As noted above, multi-color fluorescence technology has developed, largely in the area of flow cytometric analysis. Research-grade instruments are capable of measuring up to 12 colors of fluorescence on individual cells using a combination of multiple excitation lasers and a plurality of photomultiplier tubes coupled to discrete bandwidth filters. One problem encountered in performing multi-color fluorescence analysis is spectral overlap, where the fluorescence emission spectrum of a dye extends into the bandwidths measured by several detectors. Compensation techniques have been developed that can correct for this spectral overlap by taking a proportion of the signal from an interfering dye's detector and subtracting it from the signal being quantified.
In the biological arts, tissue analysis is often performed using sections of tissues that have been stained with chromatic dyes. Such techniques are often applied in connection with research pathology, drug discovery and validation, biomarker discovery, and drug safety procedures based on tissue analysis. Chromatic dyes are traditionally examined by techniques related to bright field microscopy, and methods of evaluating chromatically stained samples include (1) manual scoring (0, to +++), depending on various factors including the staining intensity and the number of cells stained and (2) automated image analysis techniques using images obtained by digital photo-microscopy of samples where the optical density measurements are used as the metric.
One of the inherent problems in undertaking quantitative analysis of tissue sections is the fact that tissues are heterogeneous in nature, and they often contain varying levels of either endogenous or preparation-associated auto-fluorescence. This auto-fluorescence is known to interfere with fluorescence analysis.

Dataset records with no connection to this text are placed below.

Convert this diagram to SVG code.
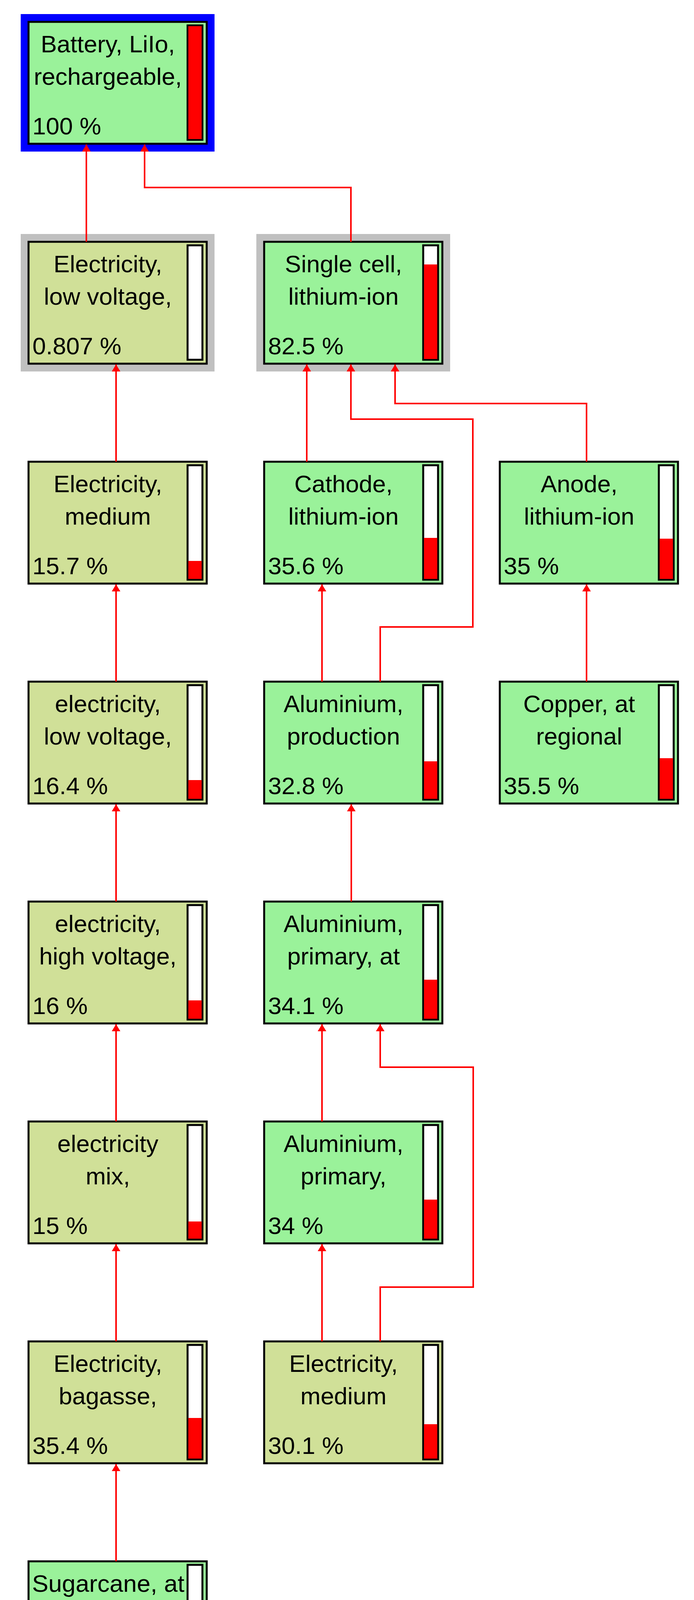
<svg xmlns="http://www.w3.org/2000/svg" width="1776" height="4351" viewBox="0 0 1776 4351">
<style>
.box{stroke:#000;stroke-width:5}
.g{fill:#9AF29A}
.o{fill:#D0E098}
.bar{fill:#fff;stroke:#000;stroke-width:5}
.fill{fill:#f00}
text{font-family:"Liberation Sans",Arial,sans-serif;font-size:62px;fill:#000}
.c{text-anchor:middle}
.conn{fill:none;stroke:#f00;stroke-width:4;marker-end:url(#ah)}
</style>
<defs>
<marker id="ah" markerUnits="userSpaceOnUse" markerWidth="30" markerHeight="30" refX="20" refY="12" orient="auto">
<path d="M20,12 L2,1 L2,23 Z" fill="#f00"/>
</marker>
</defs>
<rect width="1776" height="4351" fill="#fff"/>
<g id="n-battery">
<rect x="63" y="46" width="476" height="332" fill="none" stroke="#00f" stroke-width="20"/>
<rect class="box g" x="73" y="56" width="456" height="312"/>
<rect class="bar" x="480" y="65" width="38" height="293"/>
<rect class="fill" x="482" y="67" width="34" height="289"/>
<text class="c" x="276" y="134">Battery, LiIo,</text>
<text class="c" x="276" y="217">rechargeable,</text>
<text x="83" y="344">100 %</text>
</g>
<g id="n-elv">
<rect x="63" y="609" width="476" height="332" fill="none" stroke="#c0c0c0" stroke-width="20"/>
<rect class="box o" x="73" y="619" width="456" height="312"/>
<rect class="bar" x="480" y="628" width="38" height="293"/>
<text class="c" x="276" y="697">Electricity,</text>
<text class="c" x="276" y="780">low voltage,</text>
<text x="83" y="907">0.807 %</text>
</g>
<g id="n-single">
<rect x="666" y="609" width="476" height="332" fill="none" stroke="#c0c0c0" stroke-width="20"/>
<rect class="box g" x="676" y="619" width="456" height="312"/>
<rect class="bar" x="1083" y="628" width="38" height="293"/>
<rect class="fill" x="1085" y="677" width="34" height="242"/>
<text class="c" x="879" y="697">Single cell,</text>
<text class="c" x="879" y="780">lithium-ion</text>
<text x="686" y="907">82.5 %</text>
</g>
<g id="n-emed1">
<rect class="box o" x="73" y="1182" width="456" height="312"/>
<rect class="bar" x="480" y="1191" width="38" height="293"/>
<rect class="fill" x="482" y="1436" width="34" height="46"/>
<text class="c" x="276" y="1260">Electricity,</text>
<text class="c" x="276" y="1343">medium</text>
<text x="83" y="1470">15.7 %</text>
</g>
<g id="n-cathode">
<rect class="box g" x="676" y="1182" width="456" height="312"/>
<rect class="bar" x="1083" y="1191" width="38" height="293"/>
<rect class="fill" x="1085" y="1377" width="34" height="105"/>
<text class="c" x="879" y="1260">Cathode,</text>
<text class="c" x="879" y="1343">lithium-ion</text>
<text x="686" y="1470">35.6 %</text>
</g>
<g id="n-anode">
<rect class="box g" x="1279" y="1182" width="456" height="312"/>
<rect class="bar" x="1686" y="1191" width="38" height="293"/>
<rect class="fill" x="1688" y="1379" width="34" height="103"/>
<text class="c" x="1482" y="1260">Anode,</text>
<text class="c" x="1482" y="1343">lithium-ion</text>
<text x="1289" y="1470">35 %</text>
</g>
<g id="n-elv2">
<rect class="box o" x="73" y="1745" width="456" height="312"/>
<rect class="bar" x="480" y="1754" width="38" height="293"/>
<rect class="fill" x="482" y="1997" width="34" height="48"/>
<text class="c" x="276" y="1823">electricity,</text>
<text class="c" x="276" y="1906">low voltage,</text>
<text x="83" y="2033">16.4 %</text>
</g>
<g id="n-alprod">
<rect class="box g" x="676" y="1745" width="456" height="312"/>
<rect class="bar" x="1083" y="1754" width="38" height="293"/>
<rect class="fill" x="1085" y="1949" width="34" height="96"/>
<text class="c" x="879" y="1823">Aluminium,</text>
<text class="c" x="879" y="1906">production</text>
<text x="686" y="2033">32.8 %</text>
</g>
<g id="n-copper">
<rect class="box g" x="1279" y="1745" width="456" height="312"/>
<rect class="bar" x="1686" y="1754" width="38" height="293"/>
<rect class="fill" x="1688" y="1941" width="34" height="104"/>
<text class="c" x="1482" y="1823">Copper, at</text>
<text class="c" x="1482" y="1906">regional</text>
<text x="1289" y="2033">35.5 %</text>
</g>
<g id="n-ehv">
<rect class="box o" x="73" y="2308" width="456" height="312"/>
<rect class="bar" x="480" y="2317" width="38" height="293"/>
<rect class="fill" x="482" y="2561" width="34" height="47"/>
<text class="c" x="276" y="2386">electricity,</text>
<text class="c" x="276" y="2469">high voltage,</text>
<text x="83" y="2596">16 %</text>
</g>
<g id="n-alprimat">
<rect class="box g" x="676" y="2308" width="456" height="312"/>
<rect class="bar" x="1083" y="2317" width="38" height="293"/>
<rect class="fill" x="1085" y="2508" width="34" height="100"/>
<text class="c" x="879" y="2386">Aluminium,</text>
<text class="c" x="879" y="2469">primary, at</text>
<text x="686" y="2596">34.1 %</text>
</g>
<g id="n-emix">
<rect class="box o" x="73" y="2871" width="456" height="312"/>
<rect class="bar" x="480" y="2880" width="38" height="293"/>
<rect class="fill" x="482" y="3127" width="34" height="44"/>
<text class="c" x="276" y="2949">electricity</text>
<text class="c" x="276" y="3032">mix,</text>
<text x="83" y="3159">15 %</text>
</g>
<g id="n-alprim">
<rect class="box g" x="676" y="2871" width="456" height="312"/>
<rect class="bar" x="1083" y="2880" width="38" height="293"/>
<rect class="fill" x="1085" y="3071" width="34" height="100"/>
<text class="c" x="879" y="2949">Aluminium,</text>
<text class="c" x="879" y="3032">primary,</text>
<text x="686" y="3159">34 %</text>
</g>
<g id="n-bagasse">
<rect class="box o" x="73" y="3434" width="456" height="312"/>
<rect class="bar" x="480" y="3443" width="38" height="293"/>
<rect class="fill" x="482" y="3630" width="34" height="104"/>
<text class="c" x="276" y="3512">Electricity,</text>
<text class="c" x="276" y="3595">bagasse,</text>
<text x="83" y="3722">35.4 %</text>
</g>
<g id="n-emed2">
<rect class="box o" x="676" y="3434" width="456" height="312"/>
<rect class="bar" x="1083" y="3443" width="38" height="293"/>
<rect class="fill" x="1085" y="3646" width="34" height="88"/>
<text class="c" x="879" y="3512">Electricity,</text>
<text class="c" x="879" y="3595">medium</text>
<text x="686" y="3722">30.1 %</text>
</g>
<g id="n-sugar">
<rect class="box g" x="73" y="3997" width="456" height="312"/>
<rect class="bar" x="480" y="4006" width="38" height="293"/>
<rect class="fill" x="482" y="4193" width="34" height="104"/>
<text class="c" x="277" y="4075" textLength="390" lengthAdjust="spacingAndGlyphs">Sugarcane, at</text>
<text class="c" x="276" y="4158">farm/BR</text>
<text x="83" y="4285">35.4 %</text>
</g>
<g id="connectors">
<path class="conn" d="M221,619 V370"/>
<path class="conn" d="M898,619 V480 H370 V370"/>
<path class="conn" d="M297,1182 V933"/>
<path class="conn" d="M785,1182 V933"/>
<path class="conn" d="M1501,1182 V1033 H1011 V933"/>
<path class="conn" d="M973,1745 V1605 H1210 V1073 H898 V933"/>
<path class="conn" d="M824,1745 V1496"/>
<path class="conn" d="M1501,1745 V1496"/>
<path class="conn" d="M297,1745 V1496"/>
<path class="conn" d="M297,2308 V2059"/>
<path class="conn" d="M899,2308 V2059"/>
<path class="conn" d="M297,2871 V2622"/>
<path class="conn" d="M824,2871 V2622"/>
<path class="conn" d="M297,3434 V3185"/>
<path class="conn" d="M824,3434 V3185"/>
<path class="conn" d="M973,3434 V3295 H1211 V2732 H973 V2622"/>
<path class="conn" d="M297,3997 V3748"/>
</g>
</svg>
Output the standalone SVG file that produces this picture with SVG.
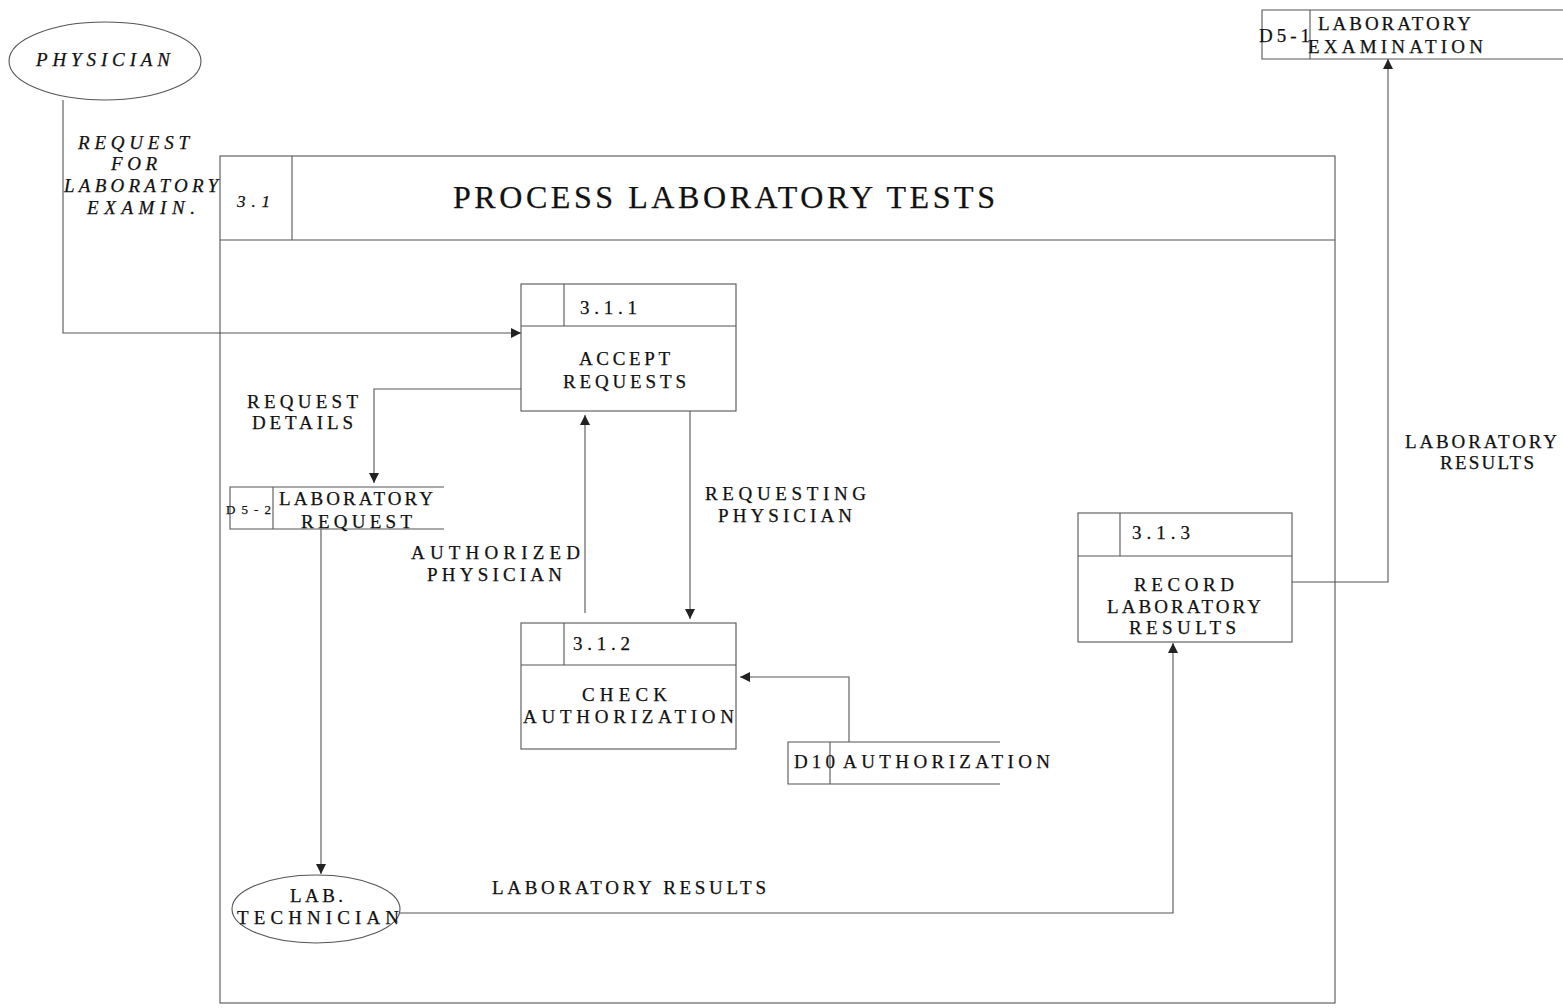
<svg xmlns="http://www.w3.org/2000/svg" width="1563" height="1008" viewBox="0 0 1563 1008">
<defs>
<style>
.box{fill:none;stroke:#555;stroke-width:1.1}
.ln{fill:none;stroke:#555;stroke-width:1.1}
.t{font-family:"Liberation Serif","Times New Roman",serif;font-size:19px;fill:#111;stroke:#111;stroke-width:0.25}
.i{font-style:italic}
.s{font-size:13px}
.title{font-size:32px}
</style>
<marker id="ah" viewBox="0 0 10 10" refX="10" refY="5" markerWidth="10" markerHeight="10" markerUnits="userSpaceOnUse" orient="auto">
<path d="M0,0 L10,5 L0,10 z" fill="#222"/>
</marker>
</defs>
<rect width="1563" height="1008" fill="#fff"/>

<g id="frame">
<rect class="box" x="220" y="156" width="1115" height="847"/>
<line class="box" x1="220" y1="240" x2="1335" y2="240"/>
<line class="box" x1="292" y1="156" x2="292" y2="240"/>
<text class="t i" x="237" y="207" textLength="33" lengthAdjust="spacing" style="font-size:17px">3.1</text>
<text class="t title" x="453" y="208" textLength="542" lengthAdjust="spacing">PROCESS LABORATORY TESTS</text>
</g>

<g id="physician">
<ellipse class="box" cx="105" cy="61" rx="96" ry="39"/>
<text class="t i" x="36" y="66" textLength="134" lengthAdjust="spacing">PHYSICIAN</text>
</g>

<g id="d5-1">
<path class="box" d="M1563,10 H1262 V59 H1563 M1310,10 V59"/>
<text class="t" x="1259" y="42" textLength="51" lengthAdjust="spacing">D5-1</text>
<text class="t" x="1318" y="30" textLength="153" lengthAdjust="spacing">LABORATORY</text>
<text class="t" x="1308" y="53" textLength="175" lengthAdjust="spacing">EXAMINATION</text>
</g>

<g id="p311">
<rect class="box" x="521" y="284" width="215" height="127"/>
<line class="box" x1="521" y1="326" x2="736" y2="326"/>
<line class="box" x1="564" y1="284" x2="564" y2="326"/>
<text class="t" x="580" y="314" textLength="57" lengthAdjust="spacing">3.1.1</text>
<text class="t" x="579" y="365" textLength="91" lengthAdjust="spacing">ACCEPT</text>
<text class="t" x="563" y="388" textLength="123" lengthAdjust="spacing">REQUESTS</text>
</g>

<g id="d5-2">
<path class="box" d="M444,487 H230 V529 H444 M273,487 V529"/>
<text class="t s" x="226" y="514" textLength="45" lengthAdjust="spacing">D5-2</text>
<text class="t" x="279" y="505" textLength="154" lengthAdjust="spacing">LABORATORY</text>
<text class="t" x="301" y="528" textLength="111" lengthAdjust="spacing">REQUEST</text>
</g>

<g id="p312">
<rect class="box" x="521" y="623" width="215" height="126"/>
<line class="box" x1="521" y1="665" x2="736" y2="665"/>
<line class="box" x1="564" y1="623" x2="564" y2="665"/>
<text class="t" x="573" y="650" textLength="57" lengthAdjust="spacing">3.1.2</text>
<text class="t" x="582" y="701" textLength="85" lengthAdjust="spacing">CHECK</text>
<text class="t" x="523" y="723" textLength="211" lengthAdjust="spacing">AUTHORIZATION</text>
</g>

<g id="d10">
<path class="box" d="M1000,742 H788 V784 H1000 M830,742 V784"/>
<text class="t" x="794" y="768" textLength="41" lengthAdjust="spacing">D10</text>
<text class="t" x="843" y="768" textLength="207" lengthAdjust="spacing">AUTHORIZATION</text>
</g>

<g id="p313">
<rect class="box" x="1078" y="513" width="214" height="129"/>
<line class="box" x1="1078" y1="556" x2="1292" y2="556"/>
<line class="box" x1="1120" y1="513" x2="1120" y2="556"/>
<text class="t" x="1132" y="539" textLength="58" lengthAdjust="spacing">3.1.3</text>
<text class="t" x="1134" y="591" textLength="100" lengthAdjust="spacing">RECORD</text>
<text class="t" x="1107" y="613" textLength="154" lengthAdjust="spacing">LABORATORY</text>
<text class="t" x="1129" y="634" textLength="107" lengthAdjust="spacing">RESULTS</text>
</g>

<g id="labtech">
<ellipse class="box" cx="316" cy="909" rx="84" ry="34"/>
<text class="t" x="290" y="902" textLength="53" lengthAdjust="spacing">LAB.</text>
<text class="t" x="237" y="924" textLength="162" lengthAdjust="spacing">TECHNICIAN</text>
</g>

<g id="connectors">
<path class="ln" d="M63,100 V333 H521" marker-end="url(#ah)"/>
<path class="ln" d="M521,389 H374 V483" marker-end="url(#ah)"/>
<path class="ln" d="M321,529 V874" marker-end="url(#ah)"/>
<path class="ln" d="M690,411 V619" marker-end="url(#ah)"/>
<path class="ln" d="M585,613 V415" marker-end="url(#ah)"/>
<path class="ln" d="M849,742 V677 H740" marker-end="url(#ah)"/>
<path class="ln" d="M400,913 H1173 V643" marker-end="url(#ah)"/>
<path class="ln" d="M1292,582 H1388 V59" marker-end="url(#ah)"/>
</g>

<g id="labels">
<text class="t i" x="78" y="149" textLength="111" lengthAdjust="spacing">REQUEST</text>
<text class="t i" x="111" y="170" textLength="46" lengthAdjust="spacing">FOR</text>
<text class="t i" x="64" y="192" textLength="154" lengthAdjust="spacing">LABORATORY</text>
<text class="t i" x="87" y="214" textLength="108" lengthAdjust="spacing">EXAMIN.</text>
<text class="t" x="247" y="408" textLength="111" lengthAdjust="spacing">REQUEST</text>
<text class="t" x="252" y="429" textLength="101" lengthAdjust="spacing">DETAILS</text>
<text class="t" x="705" y="500" textLength="161" lengthAdjust="spacing">REQUESTING</text>
<text class="t" x="718" y="522" textLength="134" lengthAdjust="spacing">PHYSICIAN</text>
<text class="t" x="411" y="559" textLength="169" lengthAdjust="spacing">AUTHORIZED</text>
<text class="t" x="427" y="581" textLength="135" lengthAdjust="spacing">PHYSICIAN</text>
<text class="t" x="492" y="894" textLength="274" lengthAdjust="spacing">LABORATORY RESULTS</text>
<text class="t" x="1405" y="448" textLength="152" lengthAdjust="spacing">LABORATORY</text>
<text class="t" x="1440" y="469" textLength="94" lengthAdjust="spacing">RESULTS</text>
</g>
</svg>
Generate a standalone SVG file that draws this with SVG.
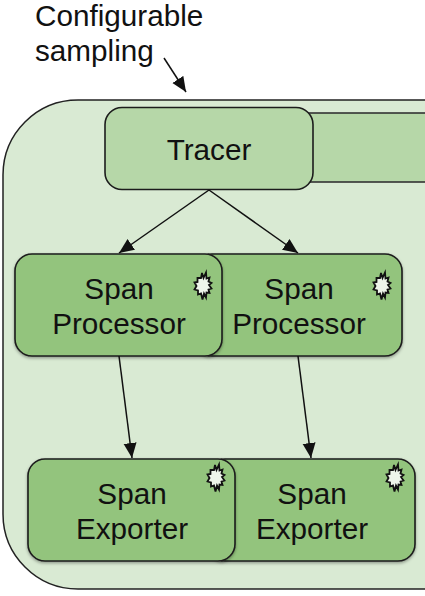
<svg xmlns="http://www.w3.org/2000/svg" width="425" height="596" viewBox="0 0 425 596">
<style>
text{font-family:"Liberation Sans",Arial,sans-serif;font-size:29.700px;fill:#111;text-anchor:middle}
.plain{text-anchor:start}
.box{fill:#93c47d;stroke:#1c1c1c;stroke-width:1.6;filter:url(#sh)}
.edge{stroke:#111;stroke-width:1.5;fill:none;marker-end:url(#arr)}
.burst{fill:#eef5ea;stroke:#111;stroke-width:1.8;stroke-linejoin:miter}
</style>
<defs>
<marker id="arr" markerUnits="userSpaceOnUse" markerWidth="16" markerHeight="14" refX="15" refY="6.500" orient="auto"><path d="M0 0L15 6.500L0 13z" fill="#111"/></marker>
<filter id="sh" x="-10%" y="-10%" width="120%" height="120%"><feDropShadow dx="0" dy="1.500" stdDeviation="1.500" flood-color="#000" flood-opacity=".35"/></filter>
<path id="b" d="M-2-8L-1-13L.5-8L3-13.500L3.500-7.500L6.500-8.500L5.500-4.500L8.500-3L6-1L8.500 2.500L5.500 3.500L6.500 7L3.500 6.500L3 11.500L1 7.500L-.5 13.500L-2 7.500L-5 8.500L-5 4.500L-8.500 3.500L-6.500 0L-8.500-3.500L-5.500-4L-5.500-8z"/>
</defs>
<rect width="425" height="596" fill="#fff"/>
<g id="outer"><rect x="3" y="100" width="560" height="489" rx="75" ry="75" fill="#d9ead3" stroke="#222" stroke-width="1.5"/></g>
<g id="label"><text class="plain" x="35" y="26">Configurable</text><text class="plain" x="35" y="61">sampling</text></g>
<g id="tracer-back"><rect x="240" y="113" width="300" height="69" fill="#b6d7a8" stroke="#333" stroke-width="1.6"/></g>
<g id="tracer"><rect x="105" y="107.500" width="208" height="82" rx="17" fill="#b6d7a8" stroke="#1c1c1c" stroke-width="1.6"/><text x="209" y="160">Tracer</text></g>
<g id="processor-2"><rect class="box" x="195" y="254" width="207" height="102" rx="17"/><text x="299" y="299">Span</text><text x="299" y="334">Processor</text><use href="#b" class="burst" x="382" y="286"/></g>
<g id="processor-1"><rect class="box" x="15" y="254" width="207" height="102" rx="17"/><text x="119" y="299">Span</text><text x="119" y="334">Processor</text><use href="#b" class="burst" x="203" y="286"/></g>
<g id="exporter-2"><rect class="box" x="208" y="459" width="207" height="102" rx="17"/><text x="312" y="504">Span</text><text x="312" y="539">Exporter</text><use href="#b" class="burst" x="395" y="478"/></g>
<g id="exporter-1"><rect class="box" x="28" y="459" width="207" height="102" rx="17"/><text x="132" y="504">Span</text><text x="132" y="539">Exporter</text><use href="#b" class="burst" x="216" y="478"/></g>
<g id="connectors">
<path class="edge" d="M164 58L186 92"/>
<path class="edge" d="M209 190L119 253"/>
<path class="edge" d="M209 190L298 253"/>
<path class="edge" d="M119 356L132 458"/>
<path class="edge" d="M298 356L311 458"/>
</g>
</svg>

Correction for auto-fluorescence is a distinct process, different from spectral overlap correction. Methods to correct for the interference of auto-fluorescence associated with fluorescence using multiple wavelength laser excitation are known in the art. (See, for example, Lee, M., Luther, E. (2004). “Using virtual channels to perform compensation and correct background autofluorescence in laser scanning cytometry.” ISAC XXII International Congress. Cytometry Part A 59A(1): 27-73.
Methods have also been described to convert color camera RGB or HSL values to dye equivalents. See, for example, U.S. Pat. No. 6,819,787 issued to Stone et al. and Ruifrok et. al., Comparison of Quantification of Histochemical Staining by Hue-Saturation-Intensity (HIS) Transformation and Color-Deconvolution. Applied Immunohistochemistry and Molecular Morphology, vol. 11(1), pp. 85-91, March 2003. However, these methods have the disadvantage that broad spectrum light is used as the light source, resulting in less control of the spectral characteristics of the fluorochromes being evaluated.